From difficulties getting the correct equipment, to getting the right support from specialists, she says the system can be a barrier for people.

But she was delighted to be part of a focus group for Enable New Zealand to help make the system better.

Enable New Zealand, which delivers access to resources for people with disabilities, is working on developing a system to make it easier for disabled people to get what they need.  

They asked Chelsea, and other local people with disabilities, to help them co-design the new system.

“It’s giving me a chance to help other people that may have gone through the same thing as me, or stop them going through the same thing as me.”

Assumptions people make

Chelsea says the biggest misconception people have is that people with a physical disability also have a mental one.

Conscious or not, that bias is evident when she’s out and about.

“Mum might be standing next to me in a shop and [the salesperson] might start talking to her when they’re actually supposed to be talking to me.”

People also assume, sometimes wrongly, that she needs help.

She says on a recent holiday to the Cook Islands with extended family, almost all of them came up to her one afternoon to ask her if she’d like a drink.

“And it was kind of like… well, if I want a drink I’ll ask for it, but I don’t need everyone coming up to me and assuming I need help.

“If I need help I’ll ask for it, but most of the time I don’t need help because… I still have a lot of upper-body and core strength.”

Making the most of it

After deciding to make the most of her situation, Chelsea rediscovered old passions and found new ones.

She’d been an avid photographer for a few years before her diagnosis, but her disability gave it a new purpose.

On her Facebook page for her photography, Beautiful Moments, she started a series called Wheelie Strong.

“It’s just empowering people with their disabilities through their photography.

“So, getting them out and about in nature, and getting different shots and then when they look back at those pictures, their face was just amazing.”

Chelsea has also stayed active, joining the Manawatu Wheelchair Rugby team earlier this year.

“I just love the community that everyone’s created.
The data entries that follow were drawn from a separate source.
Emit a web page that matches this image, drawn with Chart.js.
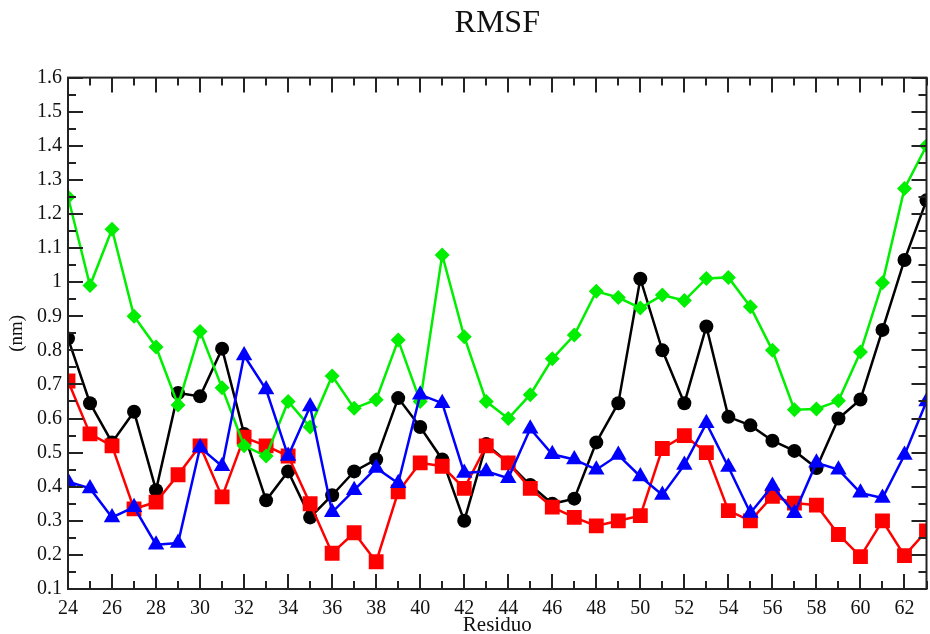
<!DOCTYPE html>
<html>
<head>
<meta charset="utf-8">
<title>RMSF</title>
<script src="https://cdn.jsdelivr.net/npm/chart.js@4.4.0/dist/chart.umd.min.js"></script>
<style>
  html, body { margin: 0; padding: 0; background: #fff; overflow: hidden; }
  #wrap { width: 930px; height: 634px; overflow: hidden; }
</style>
</head>
<body>
<div id="wrap"><canvas id="rmsfChart" width="937" height="634"></canvas></div>
<script>
// Data
const residues = [24,25,26,27,28,29,30,31,32,33,34,35,36,37,38,39,40,41,42,43,
                  44,45,46,47,48,49,50,51,52,53,54,55,56,57,58,59,60,61,62,63];
const rmsfBlack = [0.835,0.645,0.53,0.62,0.39,0.675,0.665,0.805,0.555,0.36,0.445,0.31,0.375,0.445,0.48,0.66,0.575,0.48,0.30,0.525,
                   0.47,0.405,0.35,0.365,0.53,0.645,1.01,0.80,0.645,0.87,0.605,0.58,0.535,0.505,0.455,0.60,0.656,0.86,1.065,1.24];
const rmsfRed   = [0.71,0.555,0.52,0.335,0.355,0.435,0.52,0.37,0.545,0.52,0.49,0.35,0.205,0.265,0.18,0.385,0.47,0.46,0.395,0.52,
                   0.47,0.395,0.34,0.31,0.285,0.30,0.315,0.512,0.55,0.50,0.33,0.30,0.372,0.352,0.346,0.26,0.195,0.30,0.198,0.27];
const rmsfGreen = [1.25,0.99,1.155,0.90,0.81,0.64,0.855,0.69,0.52,0.49,0.65,0.575,0.725,0.63,0.655,0.83,0.65,1.08,0.84,0.65,
                   0.60,0.67,0.775,0.845,0.973,0.955,0.924,0.962,0.946,1.011,1.014,0.928,0.80,0.626,0.628,0.652,0.795,0.998,1.275,1.40];
const rmsfBlue  = [0.415,0.395,0.31,0.34,0.23,0.235,0.515,0.46,0.785,0.685,0.49,0.635,0.325,0.39,0.455,0.41,0.67,0.645,0.44,0.445,
                   0.425,0.57,0.495,0.48,0.45,0.493,0.43,0.376,0.464,0.586,0.458,0.323,0.402,0.322,0.47,0.45,0.382,0.367,0.493,0.65];
const xTicks = [24,26,28,30,32,34,36,38,40,42,44,46,48,50,52,54,56,58,60,62];
const yTicks = [0.1,0.2,0.3,0.4,0.5,0.6,0.7,0.8,0.9,1.0,1.1,1.2,1.3,1.4,1.5,1.6];

const serif = "'Liberation Serif', 'DejaVu Serif', serif";
const ink = "#111";
const pts = (vals) => residues.map((r, i) => ({ x: r, y: vals[i] }));

const series = (vals, color, style, radius) => ({
  data: pts(vals),
  borderColor: color,
  backgroundColor: color,
  borderWidth: 2.5,
  pointStyle: style,
  pointRadius: radius,
  pointBorderWidth: 0,
  pointBackgroundColor: color,
  tension: 0
});

// Frame with inward ticks on all four sides (xmgrace look)
const frameTicks = {
  id: "frameTicks",
  afterDraw(chart) {
    const { ctx, chartArea: a, scales: { x, y } } = chart;
    ctx.save();
    ctx.strokeStyle = "#222";
    ctx.lineWidth = 2;
    ctx.strokeRect(a.left, a.top, a.right - a.left, a.bottom - a.top);
    ctx.beginPath();
    for (let v = 24; v <= 63; v++) {
      const px = Math.round(x.getPixelForValue(v)), len = v % 2 === 0 ? 15 : 8;
      ctx.moveTo(px, a.bottom); ctx.lineTo(px, a.bottom - len);
      ctx.moveTo(px, a.top); ctx.lineTo(px, a.top + len);
    }
    for (let i = 2; i <= 32; i++) {
      const py = Math.round(y.getPixelForValue(i * 0.05)), len = i % 2 === 0 ? 15 : 8;
      ctx.moveTo(a.left, py); ctx.lineTo(a.left + len, py);
      ctx.moveTo(a.right, py); ctx.lineTo(a.right - len, py);
    }
    ctx.stroke();
    ctx.restore();
  }
};

new Chart(document.getElementById("rmsfChart").getContext("2d"), {
  type: "line",
  data: {
    // first dataset ends up on top
    datasets: [
      series(rmsfBlue, "#0000ff", "triangle", 9.5),
      series(rmsfGreen, "#00ee00", "rectRot", 7.5),
      series(rmsfRed, "#ff0000", "rect", 10.5),
      series(rmsfBlack, "#000000", "circle", 7)
    ]
  },
  options: {
    responsive: false,
    animation: false,
    layout: { padding: { top: 0, right: 1, bottom: 0, left: 0 } },
    plugins: {
      legend: { display: false },
      tooltip: { enabled: false },
      title: {
        display: true, text: "RMSF", color: ink, fullSize: false,
        font: { family: serif, size: 32, weight: "normal" },
        padding: { top: 4, bottom: 35.2 }
      }
    },
    scales: {
      x: {
        type: "linear", min: 24, max: 63,
        grid: { display: false, drawTicks: false },
        border: { display: false },
        afterBuildTicks: (s) => { s.ticks = xTicks.map(v => ({ value: v })); },
        afterFit: (s) => { s.height = 45; },
        ticks: { color: ink, font: { family: serif, size: 20 }, padding: 8, maxRotation: 0 },
        title: { display: true, text: "Residuo", color: ink, font: { family: serif, size: 21 }, padding: { top: 0, bottom: -4 } }
      },
      y: {
        type: "linear", min: 0.1, max: 1.6,
        grid: { display: false, drawTicks: false },
        border: { display: false },
        afterBuildTicks: (s) => { s.ticks = yTicks.map(v => ({ value: v })); },
        afterFit: (s) => { s.width = 68; },
        ticks: { color: ink, font: { family: serif, size: 20 }, padding: 6, callback: (v) => String(Number(v.toFixed(1))) },
        title: { display: true, text: "(nm)", color: ink, font: { family: serif, size: 19 }, padding: { top: 6, bottom: 0 } }
      }
    }
  },
  plugins: [frameTicks]
});
</script>
</body>
</html>
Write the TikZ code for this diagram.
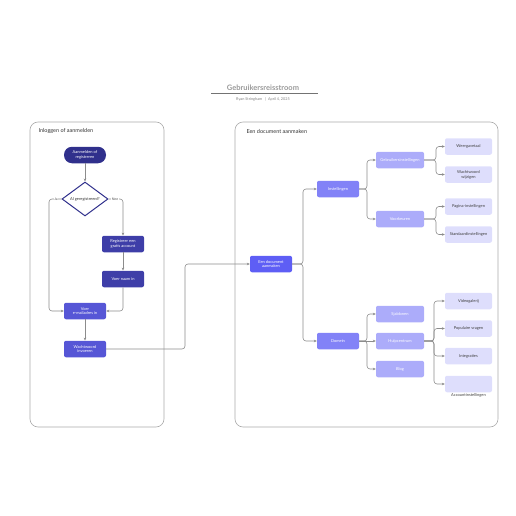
\documentclass[tikz,border=0pt]{standalone}
\usepackage{fontspec}
\setmainfont{Lato}
\usetikzlibrary{arrows.meta,shapes.geometric}
\definecolor{navy}{HTML}{30308C}
\definecolor{indA}{HTML}{3E3EA8}
\definecolor{indB}{HTML}{5656D6}
\definecolor{indC}{HTML}{5E5EF5}
\definecolor{indD}{HTML}{8282F7}
\definecolor{indE}{HTML}{ACACFA}
\definecolor{indF}{HTML}{DEDEFC}
\definecolor{lin}{HTML}{8C8C8C}
\definecolor{frame}{HTML}{ABABAB}
\tikzset{
  box/.style={rounded corners=2pt, minimum width=42pt, minimum height=16.5pt, inner sep=1pt, align=center, text=white, font=\fontsize{4}{4.8}\selectfont},
  boxA/.style={box, fill=indA},
  boxB/.style={box, fill=indB},
  boxC/.style={box, fill=indC},
  boxD/.style={box, fill=indD},
  boxE/.style={box, fill=indE, minimum width=48pt},
  boxF/.style={box, fill=indF, minimum width=47pt, text=black!75},
  conn/.style={draw=lin, line width=0.6pt, rounded corners=3pt, -{Stealth[length=3pt,width=2.6pt]}},
  plain/.style={draw=lin, line width=0.6pt, rounded corners=3pt},
  container/.style={draw=frame, line width=0.6pt, rounded corners=8pt},
  ctitle/.style={anchor=west, font=\fontsize{5.5}{6.5}\selectfont, text=black!80},
  lbl/.style={font=\fontsize{3.5}{4}\selectfont, text=black!70, fill=white, inner sep=0.5pt}
}
\begin{document}
\begin{tikzpicture}[x=1pt,y=-1pt]
\useasboundingbox (0,0) rectangle (516,516);
% title
\node (title) at (263,87.5) {\fontsize{7.5}{8}\selectfont\bfseries\color{black!40}Gebruikersreisstroom};
\draw[black!55, line width=0.6pt] (211,93) -- (318,93);
\node (sub) at (263,99) {\fontsize{3.8}{4.5}\selectfont\color{black!50}Ryan Stringham \enspace|\enspace April 4, 2025};
% containers
\draw[container] (30,122) rectangle (164,427);
\node[ctitle] (lt) at (35,131) {Inloggen of aanmelden};
\draw[container] (235,122) rectangle (498,427);
\node[ctitle] (rt) at (243,131) {Een document aanmaken};
% left nodes
\node[box, fill=navy, rounded corners=8pt] (start) at (85,155) {Aanmelden of\\registreren};
\node[diamond, draw=navy, line width=1pt, fill=white, minimum width=46pt, minimum height=34pt, inner sep=0pt, font=\fontsize{4}{4.8}\selectfont, text=black!80] (dec) at (85,199) {Al geregistreerd?};
\node[boxA] (reg) at (123,244) {Registreer een\\gratis account};
\node[boxA] (naam) at (123,279) {Voer naam in};
\node[boxB] (mail) at (85,311) {Voer\\e-mailadres in};
\node[boxB] (pw) at (85,349) {Wachtwoord\\invoeren};
\draw[conn] (start) -- (dec);
\draw[conn] (dec.east) -- (123,199) -- (reg.north);
\node[lbl] (nee) at (115,199) {Nee};
\draw[conn] (dec.west) -- (49,199) |- (mail.west);
\node[lbl] (ja) at (56,199) {Ja};
\draw[conn] (reg) -- (naam);
\draw[conn] (naam.south) |- (mail.east);
\draw[conn] (mail) -- (pw);
% right nodes
\node[boxC] (doc) at (271,264) {Een document\\aanmaken};
\draw[conn] (pw.east) -- (185,349) |- (doc.west);
\node[boxD] (inst) at (338,189) {Instellingen};
\node[boxD] (dom) at (338,341) {Domein};
\draw[conn] (doc.east) -- (303,264) |- (inst.west);
\draw[conn] (doc.east) -- (303,264) |- (dom.west);
\node[boxE] (gebr) at (400,160) {Gebruikersinstellingen};
\node[boxE] (voork) at (400,219) {Voorkeuren};
\draw[conn] (inst.east) -- (367,189) |- (gebr.west);
\draw[conn] (inst.east) -- (367,189) |- (voork.west);
\node[boxF] (weer) at (468.5,146.5) {Weergavetaal};
\node[boxF] (wacht) at (468.5,174.5) {Wachtwoord\\wijzigen};
\draw[conn] (gebr.east) -- (436,160) |- (weer.west);
\draw[conn] (gebr.east) -- (436,160) |- (wacht.west);
\node[boxF] (pag) at (468.5,206.5) {Pagina-instellingen};
\node[boxF] (stand) at (468.5,234.5) {Standaardinstellingen};
\draw[conn] (voork.east) -- (436,219) |- (pag.west);
\draw[conn] (voork.east) -- (436,219) |- (stand.west);
\node[boxE] (sjab) at (400,314) {Sjablonen};
\node[boxE] (hulp) at (400,341) {Hulpcentrum};
\node[boxE] (blog) at (400,369) {Blog};
\draw[conn] (dom.east) -- (367,341) |- (sjab.west);
\draw[conn] (dom.east) -- (hulp.west);
\draw[conn] (dom.east) -- (367,341) |- (blog.west);
\node[boxF] (video) at (468.5,301) {Videogalerij};
\node[boxF] (pop) at (468.5,328.5) {Populaire vragen};
\node[boxF] (integ) at (468.5,356) {Integraties};
\node[boxF] (acc) at (468.5,384) {};
\node[font=\fontsize{4}{4.8}\selectfont, text=black!75, anchor=north, inner sep=1pt] (accl) at (acc.south) {Accountinstellingen};
\draw[conn] (hulp.east) -- (434,341) |- (video.west);
\draw[conn] (hulp.east) -- (434,341) |- (pop.west);
\draw[conn] (hulp.east) -- (434,341) |- (integ.west);
\draw[conn] (hulp.east) -- (434,341) |- (acc.west);
\end{tikzpicture}
\end{document}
You can smash into each other all night long, and then be like, oh do you wanna go out for lunch tomorrow?

“I just absolutely love it. And I mean, I’m not that great at ball skills, but you don’t have to be.

“You can just get in there and have fun, and that’s something that really built me up over the past year, is just being able to get in and have fun at something that I can get into.”

Her disability has also strengthened her social networks and provided her with close friends.

“[My life] has changed dramatically, but to be honest I wouldn’t change it now.

“Two years later, I wouldn’t change it because the people that I’ve met now, and the relationships with other people that I’ve come to know are just amazing.”

One of those people is Quinn, a 13 year-old cancer and stroke survivor whom Chelsea calls her best friend.

“She’s the cutest little gem in the world, I’m so proud to call her my best friend.”

Chelsea loves to stay active. She plays on the Manawatu Wheelchair Rugby team.

Future plans

As well as continuing her photography and playing in the wheelchair rugby team, Chelsea is about to start a new job at StudyLink in Palmerston North.

Her mum has worked there for 20 years and says Chelsea will be the first person in that time to work there in a wheelchair.

“For me that’s really cool, because that’s doing an everyday, normal person’s job, as a normal person.

“It’s really cool to be able to sit at a desk and do my work, just like everyone else.”